Памятуя о таком предостережении, попытаемся все же осознать то немногое, что реально стоит за данными фактами бытия. Во-первых, мировая энергия действительно не знает пределов. Мы не можем больше рассматривать вселенную как структуру с неоднородным распределением энергии в пространстве или во времени. Допустимо говорить о преобладании одного вида энергии в рассматриваемой области континуума и лишь по отношению к определенному способу восприятия. Тот факт, что мир существует и движется, указывает на безусловную избыточность мировой энергии для любой точки экзистенциального поля. Сама неустранимость пространства и времени в любом, даже чудовищно измененном (для нас) виде демонстрирует энергию бытия всегда, везде и во всем. Следовательно, проблема заключается только в том, доступно или нет восприятие энергии для данного состояния человеческого существа.

Как-то дон Хуан сказал Кастанеде, что в мире нагуаля постоянно дует ветер, и подчеркнул: «Это не метафора.
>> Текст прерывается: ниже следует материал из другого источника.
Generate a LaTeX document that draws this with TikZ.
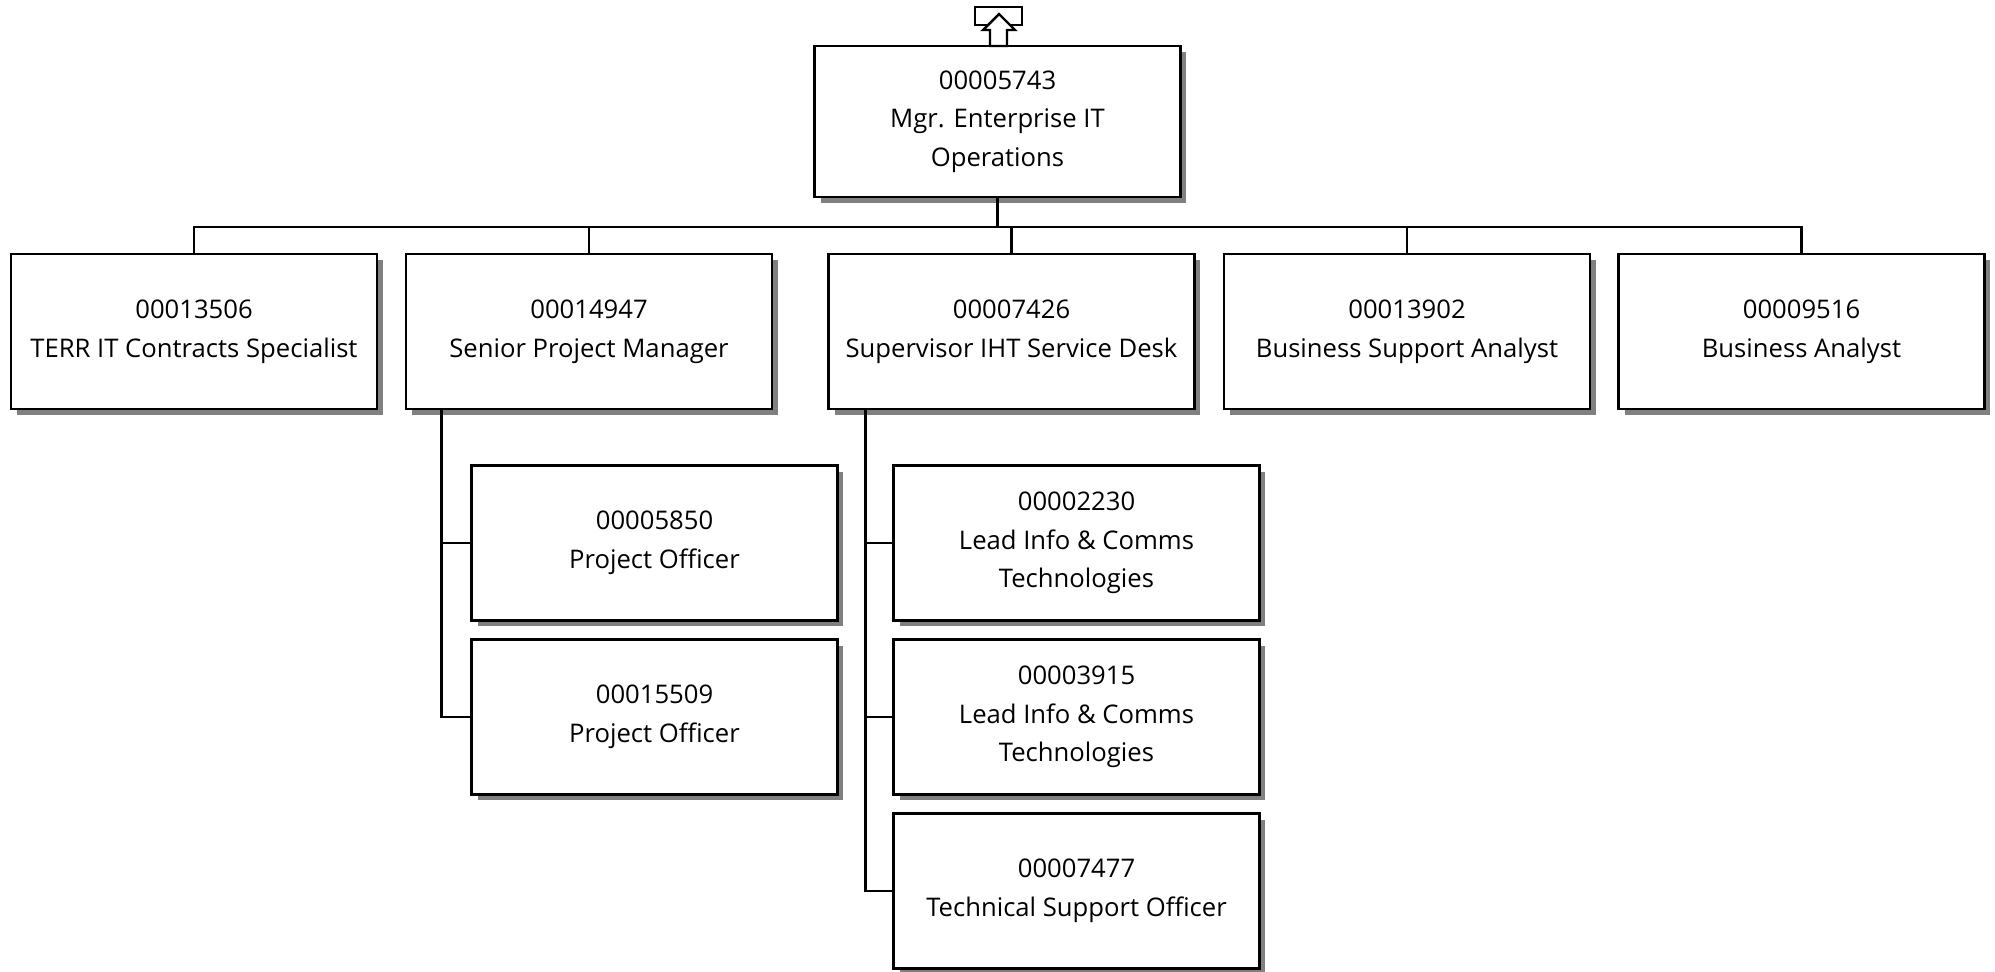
\documentclass[tikz,border=0pt]{standalone}
\usepackage{fontspec}
\setmainfont{Open Sans}
\usetikzlibrary{shadows}
\begin{document}
\begin{tikzpicture}[x=0.02cm, y=-0.02cm, line width=1.6pt,
  every node/.style={font=\fontsize{14.6}{22}\selectfont},
  post/.style={draw,fill=white,minimum width=7.32cm,minimum height=3.1cm,align=center,inner sep=0pt,
    drop shadow={shadow xshift=0.12cm,shadow yshift=-0.12cm,fill=black!50,opacity=1}}]
\useasboundingbox (0,0) rectangle (1995,971);
% head of the unit
\node[post,minimum height=3.02cm] (mgr) at (997.5,121.5) {00005743\\Mgr. Enterprise IT\\Operations};
\draw[fill=white] (975,7) rectangle (1022,25);
\draw[fill=white,line width=1.4pt] (999,14) -- (1015,30) -- (1007,30) -- (1007,46) -- (990,46) -- (990,30) -- (983,30) -- cycle;
% first row
\node[post] (terr) at (194,331.5) {00013506\\TERR IT Contracts Specialist};
\node[post] (spm) at (589,331.5) {00014947\\Senior Project Manager};
\node[post] (sup) at (1011.5,331.5) {00007426\\Supervisor IHT Service Desk};
\node[post] (bsa) at (1407,331.5) {00013902\\Business Support Analyst};
\node[post] (ba) at (1801.5,331.5) {00009516\\Business Analyst};
% under the project manager
\node[post] (po1) at (654.5,543) {00005850\\Project Officer};
\node[post] (po2) at (654.5,717) {00015509\\Project Officer};
% under the service desk
\node[post] (lict1) at (1076.5,543) {00002230\\Lead Info \& Comms\\Technologies};
\node[post] (lict2) at (1076.5,717) {00003915\\Lead Info \& Comms\\Technologies};
\node[post] (tso) at (1076.5,891) {00007477\\Technical Support Officer};
% lines
\coordinate (bar) at (0,227);
\draw (mgr.south) -- (mgr.south |- bar);
\draw (terr.north) |- (bar -| ba.north) -- (ba.north);
\draw (spm.north) -- (spm.north |- bar);
\draw (sup.north) -- (sup.north |- bar);
\draw (bsa.north) -- (bsa.north |- bar);
\draw ([xshift=0.74cm]spm.south west) |- (po1.west);
\draw ([xshift=0.74cm]spm.south west) |- (po2.west);
\draw ([xshift=0.76cm]sup.south west) |- (lict1.west);
\draw ([xshift=0.76cm]sup.south west) |- (lict2.west);
\draw ([xshift=0.76cm]sup.south west) |- (tso.west);
\end{tikzpicture}
\end{document}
Так оно и есть». Энергия бытия вездесуща, но наша природа позволяет определенным образом вуалировать ее проявления. Иными словами – трансформировать ее воздействие в соответствии с законами описания, т. е. посредством тоналя и в согласии с его «конфигурацией».

Во-вторых, нам следует понять, что реально означает наша вовлеченность в эту энергию и связанность с нею. То описание мира, которое мы с вами привыкли разделять, внушает представление о некоей противоположности «Я» и мира, субъекта и объекта, где возможно, например, пассивное созерцание или активная деятельность. Только абстрагируясь от подобных «статических» идей и рассматривая человека как энергетический комплекс, существующий в энергетическом поле, мы можем увидеть, что любой акт восприятия (независимо от того, описывается он нами как «активный» или «пассивный») есть процесс выделения либо поглощения, а в итоге – обмена энергией. И именно способ восприятия, осознания такового процесса определяет тип утилизации энергии либо исключает возможность самой утилизации. Нетрудно заметить, что описание мира, утверждаемое тоналем, накладывает несметное число ограничений в области утилизации энергии, культивируя лишь те из них, что устраивают его консервативную сущность, «оберегают» нас от рискованных шагов, одновременно лишая любых возможностей изменения.

Таким образом, мы владеем некоторым числом способов утилизации энергии, необходимым и достаточным для поддержания конкретной модели мировосприятия. Так обеспечивается эффективная деятельность в узкой области освоенного. «В момент рождения и некоторое время спустя мы являемся целиком нагуалем, – объясняет дон Хуан. – Затем мы чувствуем, что для нормальной деятельности нам необходима противоположная часть того, что мы имеем. Тональ отсутствует, и это дает нам с самого начала ощущение неполноты. Затем тональ начинает развиваться и становится совершенно необходимым для нашего существования. Настолько необходимым, что затеняет сияние нагуаля, захлестывает его. С момента, когда мы целиком становимся тоналем, в нас все возрастает наше старое ощущение неполноты, которое сопровождало нас с момента рождения. Оно постоянно напоминает нам, что есть еще и другая часть, которая дала бы нам целостность.